Telegraph Days won’t be among my absolute favorite reads of the year, but I thoroughly enjoyed it, have no qualms about broadly recommending it.
The River by Peter Heller
Published: 2019 | Pages: 253
The Dog Stars was among my favorite reads of last year. In the time since, some of the scenes of Hig flying around in his small plane above a world being retaken by nature have cemented into my literary memory.
So I had high hopes for The River, Heller’s newest novel. Set in Canada, two college friends, Jack and Wynn, are in the midst of a long canoe journey deep in the wilds. One night, they spot the ominous orange glow of a fire—a big one. Can they outrun it? And warn a few others on the river along the way? In itself, that might be a great story, but then Heller throws in a thriller-ish twist that didn’t live up to what I hoped it would be. Jack and Wynn have to figure out not only surviving the fire and the river, but another threat too. It’s in this kaleidoscope of events that the characters fall a little flat.
And yet, Heller delivers some of the finest natural writing you’ll ever come across, which was also the case with The Dog Stars. Canoeing, fly fishing, cooking foraged foods over a fire, even the whirling currents of a powerful river are written about with the grace and expertise that only a true outdoorsman could bring. That’s certainly the bright spot of this novel.
I wanted to like The River more than I did. I kept hanging on, hoping for a satisfying ending that unfortunately never arrived. It’s not a bad novel by any means, I just expected more. If you’re intrigued nonetheless, check it out from the library.
The Bear by Andrew Krivak
Published: 2020 | Pages: 221
“You’re hungry, I know, said the dreambear, but you need to be hungry for more than food. More than sleep. . . . Be hungry for what you have yet to do while you’re awake.”
It’s nearly impossible to not immediately think of this book as a parallel story to Cormac McCarthy’s The Road. It’s a fast read set in a post-apocalyptic world, the dialogue is sort of clipped in that nobody is getting into long monologues, and the two primary characters are a father and his child.
Father and daughter are alone in the world—the last of the humans. Whatever caused the end of humanity (it’s not dwelled upon in the story) has not destroyed the natural world though.
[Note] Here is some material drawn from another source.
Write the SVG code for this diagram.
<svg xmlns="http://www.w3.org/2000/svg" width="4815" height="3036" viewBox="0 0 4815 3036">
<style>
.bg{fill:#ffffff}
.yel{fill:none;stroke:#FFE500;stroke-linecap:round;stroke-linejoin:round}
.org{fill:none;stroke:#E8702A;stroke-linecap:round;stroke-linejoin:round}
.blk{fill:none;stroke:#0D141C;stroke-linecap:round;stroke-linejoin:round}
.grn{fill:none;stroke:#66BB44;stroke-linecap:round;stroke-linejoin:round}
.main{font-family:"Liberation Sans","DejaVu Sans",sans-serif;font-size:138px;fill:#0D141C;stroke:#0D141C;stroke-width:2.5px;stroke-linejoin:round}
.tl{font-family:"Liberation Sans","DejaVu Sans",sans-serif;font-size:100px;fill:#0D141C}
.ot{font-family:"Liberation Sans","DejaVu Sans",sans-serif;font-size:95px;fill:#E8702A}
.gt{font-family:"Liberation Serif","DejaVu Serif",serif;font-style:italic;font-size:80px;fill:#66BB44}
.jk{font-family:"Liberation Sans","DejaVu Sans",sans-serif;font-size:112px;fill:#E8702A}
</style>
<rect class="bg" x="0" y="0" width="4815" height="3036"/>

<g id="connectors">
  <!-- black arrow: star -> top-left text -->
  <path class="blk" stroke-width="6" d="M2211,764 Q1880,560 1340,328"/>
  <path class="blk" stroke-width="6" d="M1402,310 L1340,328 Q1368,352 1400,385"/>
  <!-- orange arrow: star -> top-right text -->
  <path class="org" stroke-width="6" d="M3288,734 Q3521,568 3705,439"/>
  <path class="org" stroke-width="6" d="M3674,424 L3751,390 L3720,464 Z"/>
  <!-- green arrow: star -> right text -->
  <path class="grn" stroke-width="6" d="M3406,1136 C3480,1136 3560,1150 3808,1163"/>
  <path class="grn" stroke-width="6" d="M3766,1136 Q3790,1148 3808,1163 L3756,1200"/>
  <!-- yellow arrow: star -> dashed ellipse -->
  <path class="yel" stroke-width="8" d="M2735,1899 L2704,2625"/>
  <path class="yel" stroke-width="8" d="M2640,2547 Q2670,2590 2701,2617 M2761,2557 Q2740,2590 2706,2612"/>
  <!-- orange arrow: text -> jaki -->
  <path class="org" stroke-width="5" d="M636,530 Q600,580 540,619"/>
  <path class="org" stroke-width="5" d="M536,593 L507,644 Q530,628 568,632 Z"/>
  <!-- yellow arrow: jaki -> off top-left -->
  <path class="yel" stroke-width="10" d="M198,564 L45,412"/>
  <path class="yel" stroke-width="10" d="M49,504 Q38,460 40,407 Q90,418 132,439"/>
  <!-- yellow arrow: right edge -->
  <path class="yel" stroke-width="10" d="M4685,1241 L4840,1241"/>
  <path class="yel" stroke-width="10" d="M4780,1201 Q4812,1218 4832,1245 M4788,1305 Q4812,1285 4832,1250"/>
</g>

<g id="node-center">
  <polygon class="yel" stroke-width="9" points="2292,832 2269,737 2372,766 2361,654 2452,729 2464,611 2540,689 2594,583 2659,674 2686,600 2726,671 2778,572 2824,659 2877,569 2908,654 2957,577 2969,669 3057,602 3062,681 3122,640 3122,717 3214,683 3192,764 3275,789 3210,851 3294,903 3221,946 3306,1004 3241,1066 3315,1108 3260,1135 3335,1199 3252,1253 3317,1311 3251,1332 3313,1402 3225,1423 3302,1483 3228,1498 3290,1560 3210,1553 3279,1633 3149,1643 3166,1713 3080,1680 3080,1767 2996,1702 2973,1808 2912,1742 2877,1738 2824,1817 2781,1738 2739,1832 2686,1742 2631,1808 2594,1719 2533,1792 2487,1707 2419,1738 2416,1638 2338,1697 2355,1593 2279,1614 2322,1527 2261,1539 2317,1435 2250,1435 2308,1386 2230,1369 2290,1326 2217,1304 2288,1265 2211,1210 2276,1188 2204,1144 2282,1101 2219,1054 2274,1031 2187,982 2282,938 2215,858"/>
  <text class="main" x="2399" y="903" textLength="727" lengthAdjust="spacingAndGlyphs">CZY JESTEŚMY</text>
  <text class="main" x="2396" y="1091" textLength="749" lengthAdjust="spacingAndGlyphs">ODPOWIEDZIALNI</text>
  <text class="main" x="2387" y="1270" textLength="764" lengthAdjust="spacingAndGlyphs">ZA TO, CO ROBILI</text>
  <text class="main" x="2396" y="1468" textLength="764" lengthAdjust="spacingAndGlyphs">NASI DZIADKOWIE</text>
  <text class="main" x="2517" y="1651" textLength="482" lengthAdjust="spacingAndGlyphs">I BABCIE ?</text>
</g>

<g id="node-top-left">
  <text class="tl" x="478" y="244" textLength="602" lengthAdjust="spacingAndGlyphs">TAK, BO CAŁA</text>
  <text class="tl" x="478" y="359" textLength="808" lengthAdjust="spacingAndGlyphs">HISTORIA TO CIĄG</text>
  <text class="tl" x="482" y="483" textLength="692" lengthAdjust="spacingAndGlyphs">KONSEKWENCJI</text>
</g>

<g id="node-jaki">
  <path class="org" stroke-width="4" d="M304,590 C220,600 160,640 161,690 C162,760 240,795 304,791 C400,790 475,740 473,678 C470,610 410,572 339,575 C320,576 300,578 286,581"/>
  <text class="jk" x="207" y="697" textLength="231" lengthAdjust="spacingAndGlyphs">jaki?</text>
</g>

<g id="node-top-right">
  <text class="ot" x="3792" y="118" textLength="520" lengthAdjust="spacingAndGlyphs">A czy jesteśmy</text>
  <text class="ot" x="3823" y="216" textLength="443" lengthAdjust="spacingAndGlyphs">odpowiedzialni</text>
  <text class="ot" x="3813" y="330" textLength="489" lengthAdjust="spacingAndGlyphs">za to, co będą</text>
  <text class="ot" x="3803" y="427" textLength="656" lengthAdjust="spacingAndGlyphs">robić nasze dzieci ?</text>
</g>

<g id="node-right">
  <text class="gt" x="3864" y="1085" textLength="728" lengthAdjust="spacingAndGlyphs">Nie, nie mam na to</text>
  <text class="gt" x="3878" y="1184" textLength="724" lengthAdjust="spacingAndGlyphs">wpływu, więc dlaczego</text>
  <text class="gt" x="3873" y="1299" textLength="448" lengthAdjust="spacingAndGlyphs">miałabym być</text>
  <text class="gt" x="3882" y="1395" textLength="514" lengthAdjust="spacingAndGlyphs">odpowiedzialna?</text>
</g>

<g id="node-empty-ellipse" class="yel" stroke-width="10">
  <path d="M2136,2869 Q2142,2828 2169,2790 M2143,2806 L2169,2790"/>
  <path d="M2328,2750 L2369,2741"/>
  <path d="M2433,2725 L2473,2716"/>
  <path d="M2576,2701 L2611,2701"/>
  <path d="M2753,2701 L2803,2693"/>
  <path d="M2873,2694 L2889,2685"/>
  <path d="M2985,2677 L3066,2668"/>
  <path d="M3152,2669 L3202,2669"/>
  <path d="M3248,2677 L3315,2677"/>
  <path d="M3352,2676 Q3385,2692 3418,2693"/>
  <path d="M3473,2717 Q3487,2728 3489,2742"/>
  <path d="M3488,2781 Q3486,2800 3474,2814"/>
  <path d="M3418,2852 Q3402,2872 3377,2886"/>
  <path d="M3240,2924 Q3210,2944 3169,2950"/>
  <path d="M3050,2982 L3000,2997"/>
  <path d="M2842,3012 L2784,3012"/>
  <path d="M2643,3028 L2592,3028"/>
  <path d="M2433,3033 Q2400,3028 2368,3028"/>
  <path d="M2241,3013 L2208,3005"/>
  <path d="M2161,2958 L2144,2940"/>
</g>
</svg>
These two live a caveman-like existence with just a few remnants of the old world: some tools, a few books, a mother’s comb.
The first half is sort of boilerplate survival/outdoorsy writing. Father does his best to teach young daughter the ways of living off the land. It’s beautifully done, but not terribly unique—like I said, at this point it was pretty much The Road without the marauding baby-eaters.
But the second half makes things rather interesting. In her teenage years, the girl embarks on a long journey to the ocean to procure some salt. After a run-in with the brutal face of tragedy, the girl gets some unlikely help from a bear in finding her way home. To me, the bear seemed to be a God-like character, though not in an obvious Aslan way. It’s a really intriguing and moving relationship they forge, and the girl ultimately comes to realize she’s beyond capable of forging her own path.
The Bear was a memorable read that offered a lot of beautiful (and detailed) meditations on survival, memory, and the natural world. I liked The Road better, if forced to make the comparative judgment call, but this is certainly a worthwhile novel.
That’s all for me this week. I sure hope you all had a good Thanksgiving and can get in some good reading this weekend yet. I’m devouring Ruth Ware’s One by One.